Emma Hayes is tasked with changing the fortunes of the U.S. women’s national soccer team. To do that, she can’t bring a roster to Paris that resembles the group that was ushered out of last year’s World Cup after winning just one of four matches. Alex Morgan, the American soccer public adores you, and you earned that adoration. NBC would love to have your familiar face on its air. No matter. You’re staying home.

The Paris Summer Games are still four weeks off, and like any Olympics they promise to deliver transcendent performances from stars both known — step forward, Simone Biles, Katie Ledecky and Noah Lyles — and those we’re just discovering. No Olympics plays out to script, which is both the point and the beauty of the thing.

But it’s also true that the run-up to the Games has cost the American team three real draws. Hayes, the new women’s soccer coach, made the choice to move on from Morgan, a tie to the USWNT’s glory days who, in Hayes’s eyes, could no longer provide that glory. Caitlin Clark, inarguably women’s basketball’s most transcendent star, didn’t make the Olympic team. And Athing Mu, the elegant and riveting reigning gold medalist in the 800 meters, fell during her event at the U.S. Olympic track and field trials, leaving her off the team in her signature event.

The Olympics aren’t going to succeed or fail because Alex Morgan didn’t make the soccer team or because Athing Mu tripped up on a track in Oregon. But think of it this way: The past three Olympics — Winter Games in South Korea and Beijing, a Summer Games in Tokyo — were held in Asia, making the time difference in the U.S. unpalatable for many viewers to watch in real time. The past two — the covid-delayed Japan Games in 2021, and the winter version in China the following year — were held in empty venues, because the pandemic restricted fans.

Paris, then, should be a return to normalcy. But it’s a new normal. Since NBC made its outlay to carry the six Olympics from 2022-32, consumers have moved even further away from the single-screen, over-the-air viewing experience. Getting more people to sit on couches and turn on televisions would be helped by having more familiar characters to follow.

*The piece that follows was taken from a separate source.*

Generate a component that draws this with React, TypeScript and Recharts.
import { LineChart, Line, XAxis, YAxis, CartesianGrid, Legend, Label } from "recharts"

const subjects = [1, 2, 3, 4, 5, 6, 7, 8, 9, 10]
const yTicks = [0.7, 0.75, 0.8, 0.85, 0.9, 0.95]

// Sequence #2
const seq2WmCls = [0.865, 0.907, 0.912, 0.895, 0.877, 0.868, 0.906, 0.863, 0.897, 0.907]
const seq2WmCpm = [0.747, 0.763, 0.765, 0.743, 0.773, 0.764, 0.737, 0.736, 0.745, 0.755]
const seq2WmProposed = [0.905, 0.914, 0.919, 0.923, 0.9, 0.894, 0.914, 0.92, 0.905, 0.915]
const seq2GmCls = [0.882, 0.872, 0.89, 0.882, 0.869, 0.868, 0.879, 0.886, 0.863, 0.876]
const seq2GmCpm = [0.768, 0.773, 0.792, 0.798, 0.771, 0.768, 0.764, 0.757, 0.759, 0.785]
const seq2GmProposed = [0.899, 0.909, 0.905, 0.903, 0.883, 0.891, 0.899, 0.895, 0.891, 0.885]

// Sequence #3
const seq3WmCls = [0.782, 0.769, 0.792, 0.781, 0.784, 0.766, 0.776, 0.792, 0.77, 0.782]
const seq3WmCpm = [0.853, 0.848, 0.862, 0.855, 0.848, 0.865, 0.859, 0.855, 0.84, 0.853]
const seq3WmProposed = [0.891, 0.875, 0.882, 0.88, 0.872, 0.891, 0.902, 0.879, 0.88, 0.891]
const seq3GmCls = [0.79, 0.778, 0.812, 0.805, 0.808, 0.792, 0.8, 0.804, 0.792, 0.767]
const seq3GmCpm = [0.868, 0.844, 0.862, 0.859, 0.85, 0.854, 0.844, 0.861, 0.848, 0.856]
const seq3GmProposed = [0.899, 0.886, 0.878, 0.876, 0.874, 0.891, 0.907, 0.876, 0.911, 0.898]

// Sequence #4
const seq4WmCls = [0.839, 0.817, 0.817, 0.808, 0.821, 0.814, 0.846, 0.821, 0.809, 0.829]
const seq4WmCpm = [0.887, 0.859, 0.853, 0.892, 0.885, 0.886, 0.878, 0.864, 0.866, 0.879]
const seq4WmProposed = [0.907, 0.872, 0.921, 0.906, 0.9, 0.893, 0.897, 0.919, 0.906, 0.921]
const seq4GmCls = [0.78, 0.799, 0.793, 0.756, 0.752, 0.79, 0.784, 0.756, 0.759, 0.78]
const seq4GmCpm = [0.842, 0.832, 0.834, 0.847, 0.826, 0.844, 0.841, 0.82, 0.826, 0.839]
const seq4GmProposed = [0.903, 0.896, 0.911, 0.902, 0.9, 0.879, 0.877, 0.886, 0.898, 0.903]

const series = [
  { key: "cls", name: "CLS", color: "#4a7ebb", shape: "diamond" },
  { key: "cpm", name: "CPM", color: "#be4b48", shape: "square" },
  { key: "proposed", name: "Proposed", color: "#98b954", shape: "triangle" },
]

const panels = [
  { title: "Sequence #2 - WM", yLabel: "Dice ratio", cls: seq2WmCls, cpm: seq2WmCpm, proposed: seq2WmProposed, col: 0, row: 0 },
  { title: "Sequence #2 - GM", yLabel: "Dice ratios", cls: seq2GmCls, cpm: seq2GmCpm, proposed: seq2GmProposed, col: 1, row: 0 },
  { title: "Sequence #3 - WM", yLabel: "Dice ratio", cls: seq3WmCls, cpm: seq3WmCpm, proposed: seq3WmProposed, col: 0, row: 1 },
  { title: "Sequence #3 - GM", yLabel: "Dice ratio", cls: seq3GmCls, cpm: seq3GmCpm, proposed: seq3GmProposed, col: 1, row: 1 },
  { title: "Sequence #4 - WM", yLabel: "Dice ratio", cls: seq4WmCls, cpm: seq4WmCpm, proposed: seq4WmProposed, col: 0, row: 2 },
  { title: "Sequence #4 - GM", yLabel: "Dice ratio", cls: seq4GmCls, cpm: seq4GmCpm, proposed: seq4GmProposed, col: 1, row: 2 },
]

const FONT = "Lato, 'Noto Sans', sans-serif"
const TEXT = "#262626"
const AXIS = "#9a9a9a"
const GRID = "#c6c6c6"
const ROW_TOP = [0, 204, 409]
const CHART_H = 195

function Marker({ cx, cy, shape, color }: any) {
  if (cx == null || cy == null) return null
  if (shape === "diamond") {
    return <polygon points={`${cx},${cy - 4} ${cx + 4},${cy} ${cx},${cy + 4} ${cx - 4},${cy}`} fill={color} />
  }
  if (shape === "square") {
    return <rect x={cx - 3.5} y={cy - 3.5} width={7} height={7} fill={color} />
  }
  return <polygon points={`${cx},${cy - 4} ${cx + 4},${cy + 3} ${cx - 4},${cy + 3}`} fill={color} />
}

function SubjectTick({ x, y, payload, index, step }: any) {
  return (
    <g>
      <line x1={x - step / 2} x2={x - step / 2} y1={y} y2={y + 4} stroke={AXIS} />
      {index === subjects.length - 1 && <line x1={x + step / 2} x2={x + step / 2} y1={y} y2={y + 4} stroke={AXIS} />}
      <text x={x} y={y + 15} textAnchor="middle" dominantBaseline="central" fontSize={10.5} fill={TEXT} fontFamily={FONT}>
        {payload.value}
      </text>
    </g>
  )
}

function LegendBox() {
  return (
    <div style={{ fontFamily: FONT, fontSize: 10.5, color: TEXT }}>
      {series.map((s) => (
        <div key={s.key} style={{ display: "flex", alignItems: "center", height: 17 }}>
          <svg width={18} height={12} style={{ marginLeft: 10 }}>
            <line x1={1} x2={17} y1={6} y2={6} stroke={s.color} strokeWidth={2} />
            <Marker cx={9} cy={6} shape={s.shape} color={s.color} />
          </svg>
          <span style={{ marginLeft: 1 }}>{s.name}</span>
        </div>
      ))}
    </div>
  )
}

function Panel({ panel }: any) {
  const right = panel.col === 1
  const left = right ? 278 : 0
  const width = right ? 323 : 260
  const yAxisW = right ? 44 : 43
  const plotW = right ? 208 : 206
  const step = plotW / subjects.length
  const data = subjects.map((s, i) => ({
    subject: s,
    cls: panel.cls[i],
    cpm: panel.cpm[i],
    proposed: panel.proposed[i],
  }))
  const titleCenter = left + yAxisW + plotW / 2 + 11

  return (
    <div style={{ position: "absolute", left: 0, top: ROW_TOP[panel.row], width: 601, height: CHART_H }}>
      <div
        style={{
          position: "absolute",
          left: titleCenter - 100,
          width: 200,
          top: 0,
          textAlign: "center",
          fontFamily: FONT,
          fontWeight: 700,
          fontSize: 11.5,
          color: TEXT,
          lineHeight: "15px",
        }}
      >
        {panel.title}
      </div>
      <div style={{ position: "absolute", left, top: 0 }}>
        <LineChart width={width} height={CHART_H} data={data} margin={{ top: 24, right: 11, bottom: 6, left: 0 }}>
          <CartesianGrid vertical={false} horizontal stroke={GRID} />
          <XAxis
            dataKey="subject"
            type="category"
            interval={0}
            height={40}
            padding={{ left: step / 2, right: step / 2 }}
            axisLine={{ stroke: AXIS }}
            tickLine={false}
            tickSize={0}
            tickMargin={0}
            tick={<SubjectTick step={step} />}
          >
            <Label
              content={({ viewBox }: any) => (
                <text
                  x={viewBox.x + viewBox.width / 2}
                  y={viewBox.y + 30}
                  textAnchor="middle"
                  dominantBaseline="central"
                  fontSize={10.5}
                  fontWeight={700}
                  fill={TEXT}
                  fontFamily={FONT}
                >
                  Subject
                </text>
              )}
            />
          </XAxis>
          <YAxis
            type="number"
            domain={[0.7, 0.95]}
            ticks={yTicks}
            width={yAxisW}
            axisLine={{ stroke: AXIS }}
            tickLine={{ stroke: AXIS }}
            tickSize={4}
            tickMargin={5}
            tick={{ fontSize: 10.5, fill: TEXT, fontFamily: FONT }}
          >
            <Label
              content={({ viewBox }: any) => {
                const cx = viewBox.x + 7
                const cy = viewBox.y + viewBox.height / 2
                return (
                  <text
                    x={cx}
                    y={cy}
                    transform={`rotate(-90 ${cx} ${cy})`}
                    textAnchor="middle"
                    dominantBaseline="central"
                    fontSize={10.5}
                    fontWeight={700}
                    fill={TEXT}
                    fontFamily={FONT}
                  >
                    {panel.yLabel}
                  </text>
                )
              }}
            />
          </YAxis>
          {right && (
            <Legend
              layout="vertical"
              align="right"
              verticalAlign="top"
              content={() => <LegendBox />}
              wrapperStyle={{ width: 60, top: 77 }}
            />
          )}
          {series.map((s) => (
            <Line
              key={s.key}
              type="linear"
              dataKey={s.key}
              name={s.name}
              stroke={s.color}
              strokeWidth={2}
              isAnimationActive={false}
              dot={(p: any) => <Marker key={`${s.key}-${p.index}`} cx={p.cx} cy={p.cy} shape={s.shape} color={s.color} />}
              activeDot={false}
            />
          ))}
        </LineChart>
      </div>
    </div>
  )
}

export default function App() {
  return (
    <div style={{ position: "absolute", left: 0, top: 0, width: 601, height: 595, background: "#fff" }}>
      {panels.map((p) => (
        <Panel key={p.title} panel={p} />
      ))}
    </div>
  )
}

Which doesn’t mean, say, Morgan should have made the soccer team or Clark should be there in basketball. Mu’s fate, determined by the cruelty of the no-second-chances track trials, is more cut and dried. The decisions with Morgan and Clark were made on athletic merit. There’s a cruelty in that, too.

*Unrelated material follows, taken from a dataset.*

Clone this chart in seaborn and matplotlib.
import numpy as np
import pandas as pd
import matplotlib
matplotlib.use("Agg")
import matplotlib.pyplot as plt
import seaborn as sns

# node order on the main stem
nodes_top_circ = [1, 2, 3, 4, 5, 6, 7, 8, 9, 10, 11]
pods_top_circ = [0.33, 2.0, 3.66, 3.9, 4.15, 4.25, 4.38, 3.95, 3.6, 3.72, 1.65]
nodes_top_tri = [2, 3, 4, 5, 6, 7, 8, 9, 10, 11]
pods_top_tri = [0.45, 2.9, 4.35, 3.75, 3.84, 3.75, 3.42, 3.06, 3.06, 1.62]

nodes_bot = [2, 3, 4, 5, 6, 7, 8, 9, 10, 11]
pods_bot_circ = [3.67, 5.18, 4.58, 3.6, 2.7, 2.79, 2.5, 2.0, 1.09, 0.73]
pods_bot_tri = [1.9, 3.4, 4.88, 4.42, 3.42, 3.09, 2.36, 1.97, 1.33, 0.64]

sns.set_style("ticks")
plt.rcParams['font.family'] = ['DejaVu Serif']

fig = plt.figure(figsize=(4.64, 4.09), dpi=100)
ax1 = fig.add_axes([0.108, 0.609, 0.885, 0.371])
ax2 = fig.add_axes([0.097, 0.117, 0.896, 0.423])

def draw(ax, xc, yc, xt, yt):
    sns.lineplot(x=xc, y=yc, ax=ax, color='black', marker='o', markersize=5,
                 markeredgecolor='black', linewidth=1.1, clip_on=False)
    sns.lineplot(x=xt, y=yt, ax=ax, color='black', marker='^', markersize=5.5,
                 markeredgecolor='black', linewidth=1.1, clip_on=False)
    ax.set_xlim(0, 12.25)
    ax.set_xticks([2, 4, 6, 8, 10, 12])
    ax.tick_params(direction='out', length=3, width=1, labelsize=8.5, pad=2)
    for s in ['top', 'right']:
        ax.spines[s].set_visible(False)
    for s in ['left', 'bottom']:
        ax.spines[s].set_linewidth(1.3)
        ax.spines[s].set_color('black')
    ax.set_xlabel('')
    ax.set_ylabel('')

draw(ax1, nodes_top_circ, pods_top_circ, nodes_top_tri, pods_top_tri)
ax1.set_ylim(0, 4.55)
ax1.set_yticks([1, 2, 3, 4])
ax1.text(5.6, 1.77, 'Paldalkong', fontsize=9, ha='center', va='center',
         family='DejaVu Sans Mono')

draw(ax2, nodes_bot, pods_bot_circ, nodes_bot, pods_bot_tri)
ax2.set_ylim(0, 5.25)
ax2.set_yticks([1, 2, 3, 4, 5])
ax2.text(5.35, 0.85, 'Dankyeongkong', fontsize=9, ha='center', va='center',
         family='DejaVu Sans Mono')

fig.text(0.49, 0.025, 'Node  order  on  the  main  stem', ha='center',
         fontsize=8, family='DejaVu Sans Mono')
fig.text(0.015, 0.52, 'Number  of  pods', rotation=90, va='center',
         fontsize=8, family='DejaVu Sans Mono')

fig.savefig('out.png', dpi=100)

“It was a tough decision, of course, especially considering Alex’s history and record with this team,” Hayes said in a conference call with reporters. “But I felt I wanted to go in another direction.”

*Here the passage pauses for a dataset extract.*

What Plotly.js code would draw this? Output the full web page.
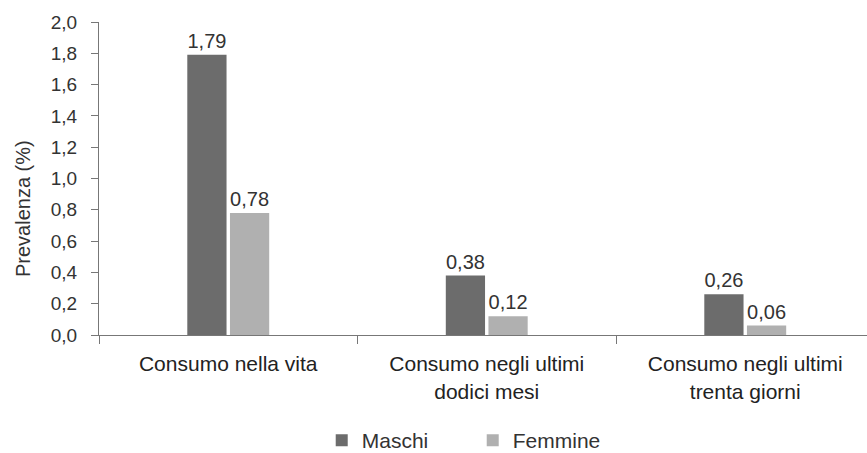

That direction is clearly younger. Morgan, the mother of a 4-year-old daughter, will turn 35 next week. She is coming off a 2023 World Cup in which she started all four U.S. games and did not score. Hayes, a Londoner, is here not only because the Americans failed to reach the quarterfinals of the World Cup for the first time. She’s here because — after a bronze medal at the Tokyo Games and last year’s flameout in New Zealand and Australia — the program needed a reboot.

That’s the opposite of what the women’s basketball operation required. The hoopsters have won all seven Olympic golds dating back to the 1996 Atlanta Games. This year’s roster not only features 42-year-old point guard Diana Taurasi, seeking her sixth gold medal, but six more members of the team that won in Tokyo.

“Good perspective and continuity is such an important thing,” USA Basketball CEO Jim Tooley told the Associated Press, “and is why we’ve been successful in the Olympics.”

The soccer team’s approach: It’s broken, so let’s fix it. The basketball team’s approach: It ain’t broke, so what’s there to fix?

What awaits is to see whether those tactics work.

There will be much to watch in Paris. The unparalleled Biles will return to the gymnastics competition that so tortured her in Tokyo. Ledecky will be back in the pool in her fourth Olympics, seeking to add to her seven gold medals. Lyles will preen on the track, searching for his gold in the marquee sprint races.

But the American team that takes a boat down the Seine for Opening Ceremonies will be without some of its most recognizable faces. That might not help draw viewers. But if it ends with more medals, who cares?